Ok so I've been given sin(2a) = (5/13) 0 deg< a < 45 deg.
How would I go about solving for sin.. I've been trying to use the double angel formula's and not much quite works.
There's another identity involving sin 2θ:
$\displaystyle sin 2\theta = \frac{2 tan \theta}{1 + tan^2 \theta}$.
Set sin 2θ equal to 5/13:
$\displaystyle \frac{5}{13} = \frac{2 tan \theta}{1 + tan^2 \theta}$
Cross multiply:
$\displaystyle 5(1 + tan^2 \theta) = 13(2 tan \theta)$
$\displaystyle 5 + 5 tan^2 \theta = 26 tan \theta$
You have a quadratic with tan θ:
$\displaystyle 5 tan^2 \theta - 26 tan \theta + 5 = 0$
Thank god it's factorable:
$\displaystyle (5 tan \theta - 1)(tan \theta - 5) = 0$
There are two possibilities for tan θ:
$\displaystyle 5 tan \theta - 1 = 0$
$\displaystyle tan \theta = 1/5$
$\displaystyle tan \theta - 5 = 0$
$\displaystyle tan \theta = 5$
Reject tan θ = 5 because you'll get an angle greater than 45°. So
$\displaystyle tan \theta = \frac{1}{5}$
Use the Pythagorean Theorem to get the hypotenuse (opposite = 1, adjacent = 5), and you'll get
$\displaystyle hyp = \sqrt{26}$.
Sine is defined as opposite over hypotenuse, so
$\displaystyle sin \theta = \frac{1}{\sqrt{26}}$.

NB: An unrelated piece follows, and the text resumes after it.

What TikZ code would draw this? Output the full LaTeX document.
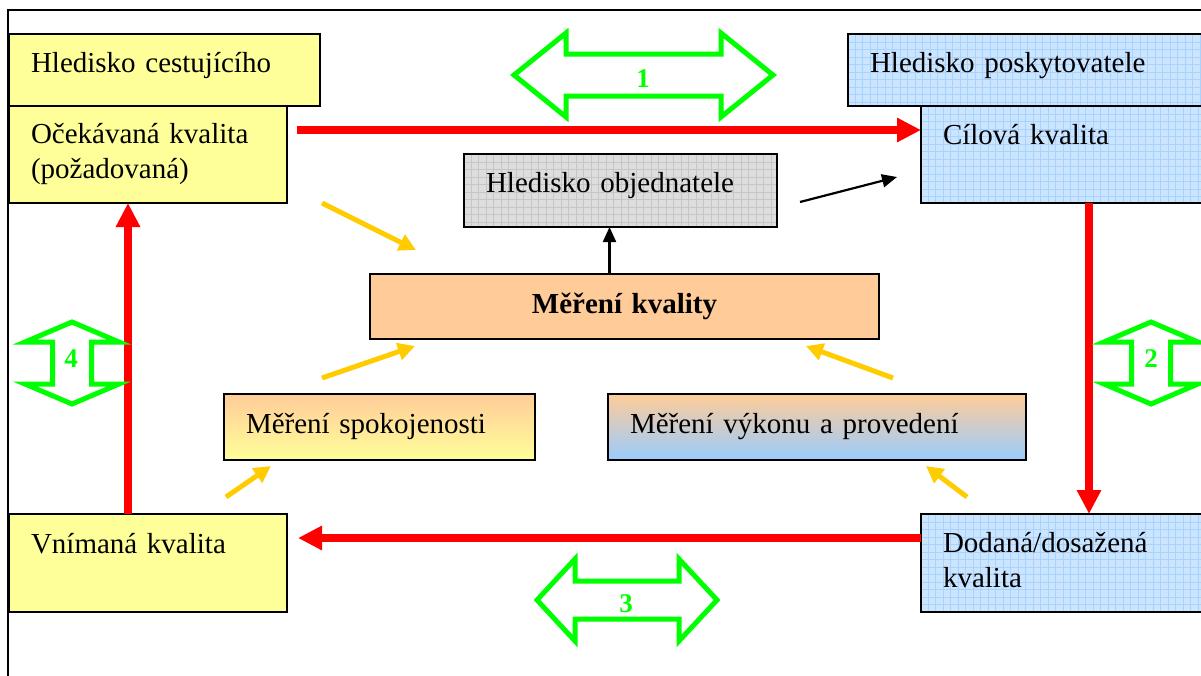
\documentclass[tikz,border=0pt]{standalone}
\usepackage{fontspec}
\setmainfont{Liberation Serif}
\usepackage{tikz}
\usetikzlibrary{arrows.meta, calc}
\definecolor{boxyellow}{HTML}{FFFF99}
\definecolor{boxpeach}{HTML}{FFCC99}
\definecolor{boxblue}{HTML}{CCE5FF}
\definecolor{gridblue}{HTML}{A9D3FF}
\definecolor{boxgray}{HTML}{DDDDDD}
\definecolor{gridgray}{HTML}{C6C6C6}
\definecolor{shadeblue}{HTML}{99CCFF}
\definecolor{arrowyellow}{HTML}{FFCC00}
\definecolor{arrowgreen}{HTML}{00FF00}
% hollow double arrows: centre x, centre y, half length, head length, head half width, shaft half width
\newcommand{\harrow}[6]{\draw[green_arrow] ({#1-#3},#2) -- ({#1-#3+#4},{#2-#5}) -- ({#1-#3+#4},{#2-#6}) -- ({#1+#3-#4},{#2-#6}) -- ({#1+#3-#4},{#2-#5}) -- ({#1+#3},#2) -- ({#1+#3-#4},{#2+#5}) -- ({#1+#3-#4},{#2+#6}) -- ({#1-#3+#4},{#2+#6}) -- ({#1-#3+#4},{#2+#5}) -- cycle;}
\newcommand{\varrow}[6]{\draw[green_arrow] (#1,{#2-#3}) -- ({#1-#5},{#2-#3+#4}) -- ({#1-#6},{#2-#3+#4}) -- ({#1-#6},{#2+#3-#4}) -- ({#1-#5},{#2+#3-#4}) -- (#1,{#2+#3}) -- ({#1+#5},{#2+#3-#4}) -- ({#1+#6},{#2+#3-#4}) -- ({#1+#6},{#2-#3+#4}) -- ({#1+#5},{#2-#3+#4}) -- cycle;}

\begin{document}
\begin{tikzpicture}[
	x=1pt, y=-1pt,
	box_style/.style={
		rectangle,
		draw=black,
		line width=2pt,
		outer sep=0pt,
		anchor=north west,
		inner ysep=0pt,
		inner xsep=22pt,
		align=left,
		text=black,
		font=\fontsize{29}{35}\selectfont
	},
	yellow_box/.style={box_style, fill=boxyellow},
	blue_box/.style={
		box_style,
		fill=boxblue,
		path picture={\draw[line width=0.8pt, gridblue] (path picture bounding box.south west) grid[step=7.5pt] (path picture bounding box.north east);}
	},
	gray_box/.style={
		box_style,
		fill=boxgray,
		path picture={\draw[line width=0.8pt, gridgray] (path picture bounding box.south west) grid[step=7.5pt] (path picture bounding box.north east);}
	},
	red_arrow/.style={draw=red, line width=7.5pt, -{Triangle[length=24pt, width=23pt]}},
	yellow_arrow/.style={draw=arrowyellow, line width=5pt, -{Triangle[length=17pt, width=17pt]}},
	black_arrow/.style={draw=black, line width=2.2pt, -{Triangle[length=15pt, width=13pt]}},
	green_arrow/.style={draw=arrowgreen, line width=5pt, line join=miter},
	num_style/.style={text=arrowgreen, font=\fontsize{27}{30}\selectfont\bfseries}]
	\useasboundingbox (0,0) rectangle (1201,675);
	% Frame
	\draw[line width=2pt] (8,700) -- (8,10) -- (1230,10);
	% Passenger side
	\node[yellow_box, text width=267pt, text height=38pt, text depth=34pt] (cestujici) at (9,34) {Hledisko cestujícího};
	\node[yellow_box, text width=234pt, text height=37pt, text depth=60pt] (ocekavana) at (9,106) {Očekávaná kvalita\\(požadovaná)};
	\node[yellow_box, text width=234pt, text height=39pt, text depth=59pt] (vnimana) at (9,514) {Vnímaná kvalita};
	% Provider side
	\node[blue_box, text width=323pt, text height=38pt, text depth=34pt] (poskytovatel) at (848,34) {Hledisko poskytovatele};
	\node[blue_box, text width=250pt, text height=38pt, text depth=59pt] (cilova) at (921,106) {Cílová kvalita};
	\node[blue_box, text width=250pt, text height=38pt, text depth=60pt] (dodana) at (921,514) {Dodaná/dosažená\\kvalita};
	% Middle
	\node[gray_box, text width=269pt, text height=38pt, text depth=35pt] (objednatel) at (464,154) {Hledisko objednatele};
	\node[box_style, fill=boxpeach, align=center, text width=465pt, text height=39pt, text depth=26pt, font=\fontsize{29}{35}\selectfont\bfseries] (mereni_kvality) at (370,274) {Měření kvality};
	\node[box_style, top color=boxpeach, bottom color=boxyellow, text width=267pt, text height=39pt, text depth=27pt] (spokojenost) at (224,394) {Měření spokojenosti};
	\node[box_style, top color=boxpeach, bottom color=shadeblue, text width=374pt, text height=39pt, text depth=27pt] (vykon) at (608,394) {Měření výkonu a provedení};
	% Quality loop
	\draw[red_arrow] ([shift={(10,-24.5)}]ocekavana.east) -- ([shift={(0,-24.5)}]cilova.west);
	\draw[red_arrow] ([xshift=21pt]cilova.south) -- ([xshift=21pt]dodana.north);
	\draw[red_arrow] ([shift={(0,-25)}]dodana.west) -- ([shift={(11,-25)}]vnimana.east);
	\draw[red_arrow] ([xshift=-20pt]vnimana.north) -- ([xshift=-20pt]ocekavana.south);
	% Measurement
	\draw[black_arrow] ([xshift=-15pt]mereni_kvality.north) -- ([xshift=-15pt]mereni_kvality.north |- objednatel.south);
	\draw[black_arrow] ([shift={(23,11.5)}]objednatel.east) -- ([shift={(-24,22.5)}]cilova.west);
	\draw[yellow_arrow] ([shift={(35,0)}]ocekavana.south east) -- ([shift={(46,-24)}]mereni_kvality.north west);
	\draw[yellow_arrow] ([shift={(98,-16)}]spokojenost.north west) -- ([shift={(45,7)}]mereni_kvality.south west);
	\draw[yellow_arrow] ([shift={(2,37)}]spokojenost.south west) -- ([shift={(47,6)}]spokojenost.south west);
	\draw[yellow_arrow] ([shift={(-133,-16)}]vykon.north east) -- ([shift={(-73,7)}]mereni_kvality.south east);
	\draw[yellow_arrow] ([shift={(-59,37)}]vykon.south east) -- ([shift={(-100,6)}]vykon.south east);
	% Gaps
	\harrow{643.5}{75}{129.5}{52}{42}{21}
	\harrow{627}{600}{90}{38}{41}{19}
	\varrow{1151}{363}{41}{20}{47}{19.5}
	\varrow{72}{363}{41}{20}{47}{19.5}
	\node[num_style] (gap_one) at (643,79) {1};
	\node[num_style] (gap_two) at (1151,359) {2};
	\node[num_style] (gap_three) at (626,604) {3};
	\node[num_style] (gap_four) at (71,359) {4};
\end{tikzpicture}
\end{document}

I wish I would have known that definition of sin2a sometime yesterday...
If that particular definition derived from any others? the only formula for sin(2a) listed in my book is sin(2a) = 2cos(x)sin(x)...

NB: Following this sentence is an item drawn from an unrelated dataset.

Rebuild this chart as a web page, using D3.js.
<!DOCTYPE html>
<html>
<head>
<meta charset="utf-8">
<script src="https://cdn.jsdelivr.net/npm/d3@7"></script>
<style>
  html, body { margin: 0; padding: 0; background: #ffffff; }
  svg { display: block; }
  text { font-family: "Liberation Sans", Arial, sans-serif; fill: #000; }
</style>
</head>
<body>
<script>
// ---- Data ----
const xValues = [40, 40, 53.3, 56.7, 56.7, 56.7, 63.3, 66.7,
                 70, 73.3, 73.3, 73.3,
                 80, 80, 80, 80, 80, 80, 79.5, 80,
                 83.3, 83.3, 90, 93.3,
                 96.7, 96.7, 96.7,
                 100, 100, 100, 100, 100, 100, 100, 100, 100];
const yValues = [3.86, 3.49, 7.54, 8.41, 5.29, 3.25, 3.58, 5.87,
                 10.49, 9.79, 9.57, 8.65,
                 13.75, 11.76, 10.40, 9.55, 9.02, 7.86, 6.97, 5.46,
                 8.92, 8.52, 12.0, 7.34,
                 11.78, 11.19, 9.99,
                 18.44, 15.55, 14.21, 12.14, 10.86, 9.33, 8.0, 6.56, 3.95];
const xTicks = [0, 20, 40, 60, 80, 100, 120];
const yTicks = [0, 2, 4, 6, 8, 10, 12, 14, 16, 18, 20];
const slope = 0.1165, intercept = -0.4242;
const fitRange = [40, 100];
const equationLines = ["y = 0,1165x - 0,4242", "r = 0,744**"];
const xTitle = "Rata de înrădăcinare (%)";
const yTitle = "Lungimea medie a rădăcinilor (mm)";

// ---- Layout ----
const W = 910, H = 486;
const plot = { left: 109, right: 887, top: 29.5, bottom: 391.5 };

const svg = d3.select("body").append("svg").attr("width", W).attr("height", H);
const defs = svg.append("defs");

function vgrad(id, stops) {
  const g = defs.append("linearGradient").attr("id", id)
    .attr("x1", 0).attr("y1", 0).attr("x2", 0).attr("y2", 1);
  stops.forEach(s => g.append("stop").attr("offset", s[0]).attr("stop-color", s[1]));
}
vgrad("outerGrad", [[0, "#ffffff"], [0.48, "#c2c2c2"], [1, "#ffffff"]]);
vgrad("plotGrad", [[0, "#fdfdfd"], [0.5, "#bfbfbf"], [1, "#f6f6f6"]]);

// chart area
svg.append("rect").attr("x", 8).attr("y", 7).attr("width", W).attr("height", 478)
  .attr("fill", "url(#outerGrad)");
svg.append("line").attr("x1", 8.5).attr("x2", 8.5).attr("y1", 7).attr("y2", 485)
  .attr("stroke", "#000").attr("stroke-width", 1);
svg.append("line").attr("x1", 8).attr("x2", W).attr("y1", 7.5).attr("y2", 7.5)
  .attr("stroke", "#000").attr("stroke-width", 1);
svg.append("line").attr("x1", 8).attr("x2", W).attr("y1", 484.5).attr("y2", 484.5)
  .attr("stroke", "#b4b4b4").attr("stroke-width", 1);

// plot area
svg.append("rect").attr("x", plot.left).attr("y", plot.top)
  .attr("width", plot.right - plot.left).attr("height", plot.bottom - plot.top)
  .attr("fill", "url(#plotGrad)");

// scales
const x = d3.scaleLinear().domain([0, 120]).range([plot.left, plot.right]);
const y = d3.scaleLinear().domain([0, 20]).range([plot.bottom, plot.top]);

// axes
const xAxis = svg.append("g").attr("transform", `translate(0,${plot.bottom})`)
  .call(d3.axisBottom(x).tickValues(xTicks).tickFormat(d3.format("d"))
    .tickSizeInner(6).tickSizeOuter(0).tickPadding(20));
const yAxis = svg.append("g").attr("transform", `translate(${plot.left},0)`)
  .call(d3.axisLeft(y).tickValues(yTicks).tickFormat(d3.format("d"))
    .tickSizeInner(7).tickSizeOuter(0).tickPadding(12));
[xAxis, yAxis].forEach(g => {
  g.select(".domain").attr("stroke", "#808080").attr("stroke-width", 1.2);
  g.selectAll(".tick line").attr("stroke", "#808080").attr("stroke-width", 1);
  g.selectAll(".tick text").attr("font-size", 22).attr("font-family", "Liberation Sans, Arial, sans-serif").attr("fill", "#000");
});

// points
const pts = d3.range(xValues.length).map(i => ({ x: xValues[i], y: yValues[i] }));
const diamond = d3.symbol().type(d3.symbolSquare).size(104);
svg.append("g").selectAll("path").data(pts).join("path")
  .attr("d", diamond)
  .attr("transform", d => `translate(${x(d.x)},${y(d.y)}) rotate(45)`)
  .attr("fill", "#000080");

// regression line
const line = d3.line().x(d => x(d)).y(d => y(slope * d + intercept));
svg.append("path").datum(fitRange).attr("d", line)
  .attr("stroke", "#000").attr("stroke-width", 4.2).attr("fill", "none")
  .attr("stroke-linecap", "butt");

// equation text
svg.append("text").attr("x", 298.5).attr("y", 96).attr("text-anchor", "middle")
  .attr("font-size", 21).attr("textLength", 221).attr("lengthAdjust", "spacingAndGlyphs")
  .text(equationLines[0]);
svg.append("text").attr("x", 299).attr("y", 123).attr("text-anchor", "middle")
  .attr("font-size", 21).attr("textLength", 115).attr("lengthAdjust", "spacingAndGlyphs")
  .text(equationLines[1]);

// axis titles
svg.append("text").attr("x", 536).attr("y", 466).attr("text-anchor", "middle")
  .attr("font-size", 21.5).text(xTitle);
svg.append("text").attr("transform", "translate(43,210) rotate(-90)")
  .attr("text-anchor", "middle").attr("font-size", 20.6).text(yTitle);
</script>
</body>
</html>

This particular chapter seems to be horribly written.. many of the questions we are asked don't seemed to be covered in the book.. or require different methods than what we have been given..

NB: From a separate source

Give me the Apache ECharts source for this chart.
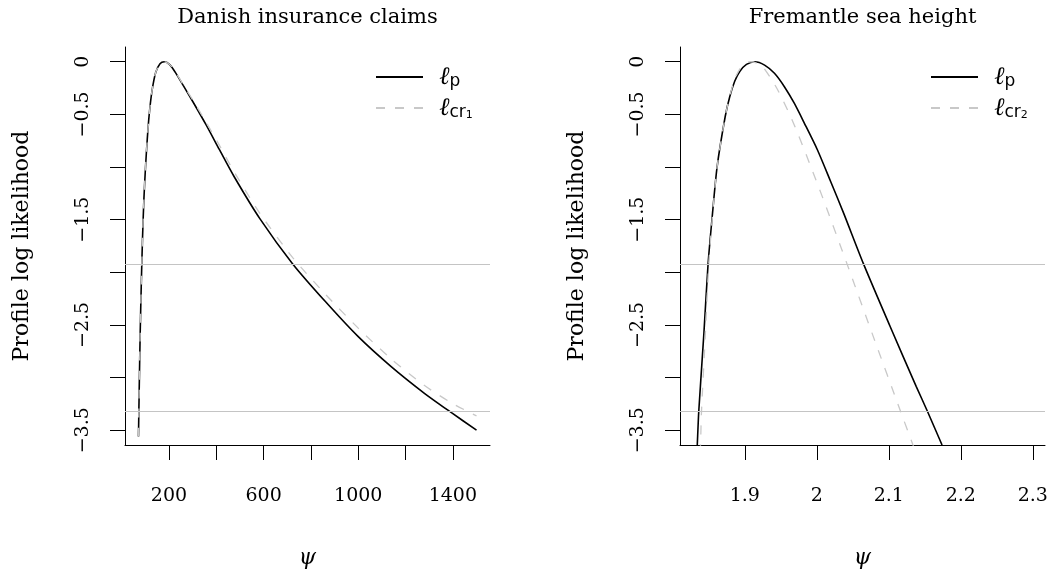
<!DOCTYPE html>
<html>
<head>
<meta charset="utf-8">
<script src="https://cdn.jsdelivr.net/npm/echarts@6/dist/echarts.min.js"></script>
<style>
  html, body { margin: 0; padding: 0; background: #ffffff; }
  #chart { width: 1059px; height: 574px; }
</style>
</head>
<body>
<div id="chart"></div>
<script>
// Danish insurance claims: profile log likelihood (psi = return level)
const danishPsi = [71, 74, 78, 83, 88, 94, 101, 108, 116, 128, 144, 162, 180, 204, 232, 260, 301, 357, 412, 475, 584, 723, 862, 1000, 1138, 1277, 1394, 1500];
const danishLp  = [-3.56, -3.12, -2.6, -2.1, -1.68, -1.3, -0.99, -0.74, -0.51, -0.28, -0.1, -0.018, 0, -0.03, -0.12, -0.225, -0.38, -0.60, -0.83, -1.09, -1.49, -1.92, -2.28, -2.611, -2.893, -3.144, -3.333, -3.499];
const danishLcr = [-3.56, -3.12, -2.6, -2.1, -1.68, -1.3, -0.99, -0.74, -0.51, -0.28, -0.1, -0.018, 0, -0.03, -0.115, -0.218, -0.365, -0.575, -0.79, -1.045, -1.44, -1.86, -2.21, -2.53, -2.82, -3.07, -3.24, -3.364];

// Fremantle sea height: profile and corrected profile
const fremPsi = [1.8335, 1.8340, 1.8361, 1.8431, 1.8490, 1.8545, 1.8615, 1.8728, 1.8790, 1.8860, 1.8930, 1.9023, 1.9138, 1.9275, 1.9412, 1.9550, 1.9687, 1.9825, 2.0008, 2.0191, 2.0374, 2.0649, 2.1016, 2.1382, 2.1535, 2.1740, 2.1780];
const fremLp  = [-3.72, -3.64, -3.317, -2.589, -1.92, -1.49, -1.0, -0.52, -0.335, -0.185, -0.092, -0.025, 0, -0.032, -0.11, -0.237, -0.394, -0.58, -0.836, -1.135, -1.44, -1.92, -2.51, -3.085, -3.317, -3.64, -3.70];
const fremPsiCr = [1.8380, 1.8385, 1.8399, 1.8452, 1.8500, 1.8548, 1.8615, 1.8728, 1.8790, 1.8860, 1.8930, 1.9000, 1.9080, 1.9160, 1.9250, 1.9458, 1.9687, 1.9916, 2.0131, 2.0329, 2.0420, 2.0790, 2.1162, 2.1336, 2.1370];
const fremLcr   = [-3.72, -3.64, -3.317, -2.589, -1.92, -1.49, -1.0, -0.52, -0.33, -0.165, -0.07, -0.015, 0, -0.012, -0.047, -0.268, -0.60, -0.994, -1.38, -1.75, -1.92, -2.62, -3.317, -3.64, -3.70];

// Axis ticks and labels
const yTicks  = [0, -0.5, -1, -1.5, -2, -2.5, -3, -3.5];
const yLabels = [0, -0.5, -1.5, -2.5, -3.5];
const danishXTicks  = [200, 400, 600, 800, 1000, 1200, 1400];
const danishXLabels = [200, 600, 1000, 1400];
const fremXTicks  = [1.9, 2.0, 2.1, 2.2, 2.3];
const fremXLabels = [1.9, 2.0, 2.1, 2.2, 2.3];

// Reference levels: half the chi-square(1) 0.95 and 0.99 quantiles
const cutoffs = [-1.92, -3.317];

const SERIF = 'DejaVu Serif';
const GRAY = '#c4c4c4';
const DASH_GRAY = '#c8c8c8';

const zip = (xs, ys) => xs.map((x, i) => [x, ys[i]]);
const fmtNum = v => {
  const r = Math.round(v * 10) / 10;
  return (r < 0 ? '\u2212' : '') + String(Math.abs(r));
};

function xAxis(gridIndex, min, max, ticks, labels) {
  return {
    type: 'value', gridIndex, min, max,
    axisLine: { show: true, onZero: false, lineStyle: { color: '#000', width: 1 } },
    axisTick: { show: true, inside: false, length: 15, customValues: ticks, lineStyle: { color: '#000', width: 1 } },
    axisLabel: { show: true, customValues: labels, margin: 42, formatter: fmtNum,
                 color: '#000', fontFamily: SERIF, fontSize: 19 },
    splitLine: { show: false },
    name: '\u03C8', nameLocation: 'middle', nameGap: 102,
    nameTextStyle: { color: '#000', fontFamily: SERIF, fontStyle: 'italic', fontSize: 22 }
  };
}

function yAxis(gridIndex) {
  return {
    type: 'value', gridIndex, min: -3.64, max: 0.14,
    axisLine: { show: true, onZero: false, lineStyle: { color: '#000', width: 1 } },
    axisTick: { show: true, inside: false, length: 15, customValues: yTicks, lineStyle: { color: '#000', width: 1 } },
    axisLabel: { show: true, customValues: yLabels, rotate: 90, margin: 32, formatter: fmtNum,
                 color: '#000', fontFamily: SERIF, fontSize: 19 },
    splitLine: { show: false },
    name: 'Profile log likelihood', nameLocation: 'middle', nameGap: 92,
    nameTextStyle: { color: '#000', fontFamily: SERIF, fontSize: 22 }
  };
}

function curve(name, idx, data, dashed) {
  const s = {
    name, type: 'line', xAxisIndex: idx, yAxisIndex: idx, data,
    symbol: 'none', showSymbol: false, smooth: 0.25, clip: true,
    lineStyle: dashed ? { color: DASH_GRAY, width: 1.3, type: [9, 10] }
                      : { color: '#000', width: 1.6, type: 'solid' },
    itemStyle: { color: dashed ? DASH_GRAY : '#000' },
    z: dashed ? 3 : 2
  };
  if (!dashed) {
    s.markLine = {
      silent: true, symbol: ['none', 'none'], label: { show: false },
      lineStyle: { color: GRAY, width: 1, type: 'solid' },
      data: cutoffs.map(v => ({ yAxis: v }))
    };
  }
  return s;
}

const richLegend = {
  l:  { fontFamily: SERIF, fontStyle: 'italic', fontSize: 25, lineHeight: 26, verticalAlign: 'bottom', color: '#000', padding: [0, 0, 0, 11] },
  s:  { fontFamily: 'DejaVu Sans', fontSize: 17, lineHeight: 19, verticalAlign: 'bottom', color: '#000' },
  d:  { fontFamily: 'DejaVu Sans', fontSize: 11, lineHeight: 9, verticalAlign: 'bottom', color: '#000' }
};
const legendText = {
  dLp: '{l|\u2113}{s|p}', dLcr: '{l|\u2113}{s|cr}{d|1}',
  fLp: '{l|\u2113}{s|p}', fLcr: '{l|\u2113}{s|cr}{d|2}'
};
function legend(names, left) {
  return {
    data: names, orient: 'vertical', left, top: 65, padding: 0,
    itemWidth: 47, itemHeight: 20, itemGap: 6, selectedMode: false,
    itemStyle: { opacity: 0 },
    formatter: n => legendText[n],
    textStyle: { rich: richLegend }
  };
}

const titleStyle = { fontFamily: SERIF, fontSize: 21, fontWeight: 'normal', color: '#000' };

const chart = echarts.init(document.getElementById('chart'), null, { renderer: 'canvas' });
chart.setOption({
  animation: false,
  backgroundColor: '#ffffff',
  title: [
    { text: 'Danish insurance claims', left: 307.5, top: 7, padding: 0, textAlign: 'center', textStyle: titleStyle },
    { text: 'Fremantle sea height', left: 862.5, top: 7, padding: 0, textAlign: 'center', textStyle: titleStyle }
  ],
  legend: [legend(['dLp', 'dLcr'], 375), legend(['fLp', 'fLcr'], 930)],
  grid: [
    { left: 125, top: 47, width: 365, height: 401 },
    { left: 680, top: 47, width: 365, height: 401 }
  ],
  xAxis: [
    xAxis(0, 14, 1557, danishXTicks, danishXLabels),
    xAxis(1, 1.81, 2.317, fremXTicks, fremXLabels)
  ],
  yAxis: [yAxis(0), yAxis(1)],
  series: [
    curve('dLp', 0, zip(danishPsi, danishLp), false),
    curve('dLcr', 0, zip(danishPsi, danishLcr), true),
    curve('fLp', 1, zip(fremPsi, fremLp), false),
    curve('fLcr', 1, zip(fremPsiCr, fremLcr), true)
  ]
});
</script>
</body>
</html>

I greatly appreciate the help.
I wasn't taught the other formula for sin 2θ either with I was in school. But it's not hard to derive it from the one we're familiar with:
$\displaystyle \begin{aligned}
sin 2\theta &= 2 sin \theta cos \theta \\
&= \frac{2 sin \theta}{sec \theta} \\
&= \frac{2 sin \theta}{sec \theta} \cdot \frac{sec \theta}{sec \theta} \\
&= \frac{2 sin \theta \cdot \frac{1}{cos \theta}}{sec^2 \theta} \\
&= \frac{2 tan \theta}{1 + tan^2 \theta}
\end{aligned}$
My suggestion would still work (great deal easier); take the arcsin of both sides and then the sin of both sides:
If $\displaystyle \sin(2a) = \frac{5}{13}$, then $\displaystyle 2a = \arcsin\frac{5}{13} \Rightarrow a = \frac{\arcsin\left(\frac{5}{13}\right)}{2} \Rightarrow \sin{a} = \sin\left({\frac{\arcsin\left(\frac{5}{13}\right)} {2}\right) =\frac{1}{\sqrt{26}}}.$
This works as well, but it requires you to find $\displaystyle \cos{a}$ so as to find $\displaystyle \sin{a}$. Now, $\displaystyle \sin{a}$ can be found in exactly
the same as $\displaystyle \cos{a}$, so why not just find $\displaystyle \sin{a}$ instead of finding $\displaystyle \cos{a}$ so as to find $\displaystyle \sin{a}$? In fact, finding
$\displaystyle \cos{a}$ involves bit more of work than finding $\displaystyle \sin{a}$, as you will need to find the missing side of the triangle.